On building fast kd-Trees for Ray Tracing, and on doing that in O(N log N)
Ingo Wald, Valstimil Havran
Kd-trees seem to be the most widely used technique for spatial subdivisioning. They are believed to be the best known method for fast ray tracing. The Surface Area Heuristic is the construction technique usually used, and how to building efficient ones and traversing them quickly is well understood. However, constructing them is not as well understood, which is what this paper hopes to analyze.
All kd-tree construction schemes follow the same recursive scene:
function RecBuild( triangles T, voxel V ) returns node
if Terminate(T,V) then:
return new leaf node( T )
p = FindPlane( T, V )
(V_L, V_R ) = Split V with p
T_L = all members of T on one side of V_L
T_R = all members of T on the other side of V_L
return new node( p, RecBuild(T_L, V_L), RecBuild(T_R, V_R) )
The difference between a good and a naively build kd-tree is often a factor of two or more. The naive method often used, the “spatial median” method, is to just alternate axis and the plane being split at the spatial median of the voxel.
The Surface Area Heuristic(SAH) tends to perform quite well. It makes several assumptions:
- Rays are uniformly distributed, infinite lines.
- The cost for both a traversal and a triangle intersection are known.

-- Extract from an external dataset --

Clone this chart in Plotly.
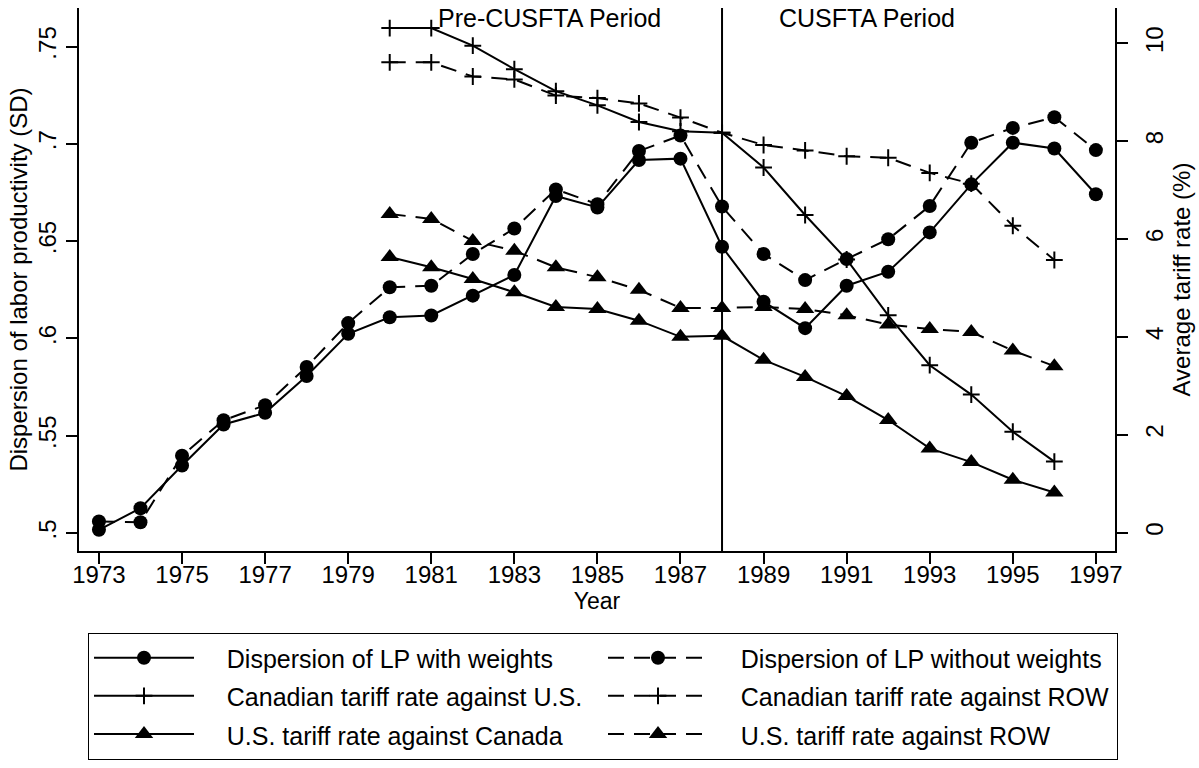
import plotly.graph_objects as go

years = list(range(1973, 1998))
lp_with_weights = [0.5017, 0.5128, 0.5347, 0.5558, 0.5618, 0.5807, 0.6024, 0.6109, 0.6118, 0.6220,
                   0.6326, 0.6732, 0.6673, 0.6917, 0.6924, 0.6471, 0.6189, 0.6053, 0.6271, 0.6343,
                   0.6545, 0.6792, 0.7006, 0.6976, 0.6741]
lp_without_weights = [0.5060, 0.5056, 0.5398, 0.5580, 0.5657, 0.5854, 0.6079, 0.6263, 0.6271, 0.6434,
                      0.6565, 0.6766, 0.6690, 0.6963, 0.7043, 0.6678, 0.6434, 0.6300, 0.6408, 0.6510,
                      0.6681, 0.7006, 0.7082, 0.7137, 0.6968]

tariff_years = list(range(1980, 1997))
can_vs_us = [10.31, 10.31, 9.95, 9.47, 9.02, 8.73, 8.39, 8.20, 8.17, 7.46, 6.49, 5.58, 4.44, 3.42, 2.82, 2.06, 1.45]
can_vs_row = [9.61, 9.61, 9.32, 9.26, 8.93, 8.88, 8.77, 8.48, 8.17, 7.92, 7.81, 7.69, 7.66, 7.35, 7.13, 6.27, 5.57]
us_vs_can = [5.63, 5.42, 5.18, 4.91, 4.61, 4.57, 4.33, 4.00, 4.02, 3.53, 3.18, 2.79, 2.30, 1.72, 1.44, 1.08, 0.82]
us_vs_row = [6.51, 6.41, 5.96, 5.76, 5.42, 5.22, 4.96, 4.59, 4.59, 4.61, 4.57, 4.44, 4.25, 4.16, 4.10, 3.72, 3.40]

series_names = ["Dispersion of LP with weights", "Dispersion of LP without weights",
                "Canadian tariff rate against U.S.", "Canadian tariff rate against ROW",
                "U.S. tariff rate against Canada", "U.S. tariff rate against ROW"]

x_ticks = list(range(1973, 1998, 2))
left_ticks = [0.5, 0.55, 0.6, 0.65, 0.7, 0.75]
left_tick_text = [".5", ".55", ".6", ".65", ".7", ".75"]
right_ticks = [0, 2, 4, 6, 8, 10]

FONT = "Liberation Sans, Arial, Helvetica, sans-serif"
DASH = "16px,10px"
BLACK = "black"
NB = "\u00a0" * 4

fig = go.Figure()

def add(x, y, name, dash, symbol, size, yaxis):
    mk = dict(symbol=symbol, size=size, color=BLACK)
    if symbol == "cross-thin":
        mk["line"] = dict(color=BLACK, width=2)
    label = "<span style='font-size:25px'>" + NB + name + "</span>"
    fig.add_trace(go.Scatter(x=x, y=y, name=label, mode="lines+markers", yaxis=yaxis,
                             line=dict(color=BLACK, width=2, dash=dash), marker=mk))

add(years, lp_with_weights, series_names[0], "solid", "circle", 14, "y")
add(years, lp_without_weights, series_names[1], DASH, "circle", 14, "y")
add(tariff_years, can_vs_us, series_names[2], "solid", "cross-thin", 12, "y2")
add(tariff_years, can_vs_row, series_names[3], DASH, "cross-thin", 12, "y2")
add(tariff_years, us_vs_can, series_names[4], "solid", "triangle-up", 16, "y2")
add(tariff_years, us_vs_row, series_names[5], DASH, "triangle-up", 16, "y2")

fig.add_shape(type="line", xref="x", yref="paper", x0=1988, x1=1988, y0=0, y1=1,
              line=dict(color=BLACK, width=2))

fig.add_annotation(x=1983.85, y=0.9807, xref="x", yref="paper", yanchor="middle",
                   text="Pre-CUSFTA Period", showarrow=False,
                   font=dict(size=25, color=BLACK, family=FONT))
fig.add_annotation(x=1991.5, y=0.9807, xref="x", yref="paper", yanchor="middle",
                   text="CUSFTA Period", showarrow=False,
                   font=dict(size=25, color=BLACK, family=FONT))

axis_common = dict(showgrid=False, zeroline=False, showline=True, linecolor=BLACK, linewidth=2,
                   ticks="outside", ticklen=11, tickwidth=2, tickcolor=BLACK, automargin=False,
                   tickfont=dict(size=24, color=BLACK, family=FONT))

fig.update_layout(
    width=1199, height=768,
    margin=dict(l=79, r=84, t=8, b=215),
    paper_bgcolor="white", plot_bgcolor="white",
    font=dict(family=FONT, color=BLACK),
    xaxis=dict(range=[1972.52, 1997.46], tickvals=x_ticks, ticklabelstandoff=-10,
               title=dict(text="Year", font=dict(size=23), standoff=0), **axis_common),
    yaxis=dict(range=[0.4908, 0.7698], tickvals=left_ticks, ticktext=left_tick_text, tickangle=-90,
               title=dict(text="Dispersion of labor productivity (SD)", font=dict(size=24), standoff=0),
               **axis_common),
    yaxis2=dict(range=[-0.377, 10.72], tickvals=right_ticks, tickangle=-90, overlaying="y", side="right",
                ticklabelstandoff=6,
                title=dict(text="Average tariff rate (%)", font=dict(size=24), standoff=0),
                **axis_common),
    showlegend=True,
    legend=dict(orientation="h", x=0.0087, y=-0.1505, xanchor="left", yanchor="top",
                entrywidth=399, entrywidthmode="pixels", itemwidth=100,
                bordercolor=BLACK, borderwidth=1, bgcolor="white",
                font=dict(size=27, color=BLACK, family=FONT), traceorder="normal"),
)

fig.write_html("out.html", config={"displayModeBar": False},
               post_script="document.body.style.margin='0';")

- The cost of intersecting N triangles is roughly NK.
The expected cost for a given plane p then is one traversal step, plus the cost of intersecting the two children. Usually, instead of minimizing the cost of traversing the entire tree, a greedy version of the heuristic is used which minimizes it at each level, due to efficiency reasons. We also need to define a termination criterion; when to stop the recursive build: SAH gives us an elegant one, which is if the cost of this node as a leaf is better than even the best split.
The SAH tends to work best, and only a few modifications are known to consistently yield better improvements. One of these is to favor splits that cut off empty space. Requiring the tree to be split a certain number of times can prevent the tree from being stuck in a local minnima, but this number is hard to determine for general scenes.
There are several ways to construct Kd-trees once you have decided upon the cost function. The mmost trivial way is to iterate all triangles, determine their possible split candidates, and compare the cost for each one. This will end up taking O(N^2) operations, where N is the number of triangles in the scene. This is often too slow.
There is also a widely-known algorithm for constructing SAH trees in O(N log^2 N). I’m not going to summarize the algorithm here: if you are interested, read the paper. It essentially ’sweeps’ a plane, calculating costs incrementally. This is a huge improvement, but as the theoretical lower bound is O(N log N) we wish to be better.
This paper introduces a O(N log N) method of building a kd-tree. What caused the previous algorith to be O(N log^2 N ) instead of O(N log N ) is having to sort once per partition. This algorithm improves on that by sorting the evet list only once. This involves having to events for all dimensions. Again, I’m not going to recap specifics of the algorithm here.
The two algorithms were then compared in actual time, and not just asymptotic behavior. Realistic models of varying size were used. The O(N log N) variant is concisely faster than the O(N log^2 N) variant by a factor of 2-3.5. Analysis shows that the O(N log^2 N) variant spends more time re-sorting than the other variant uses to build the entire tree.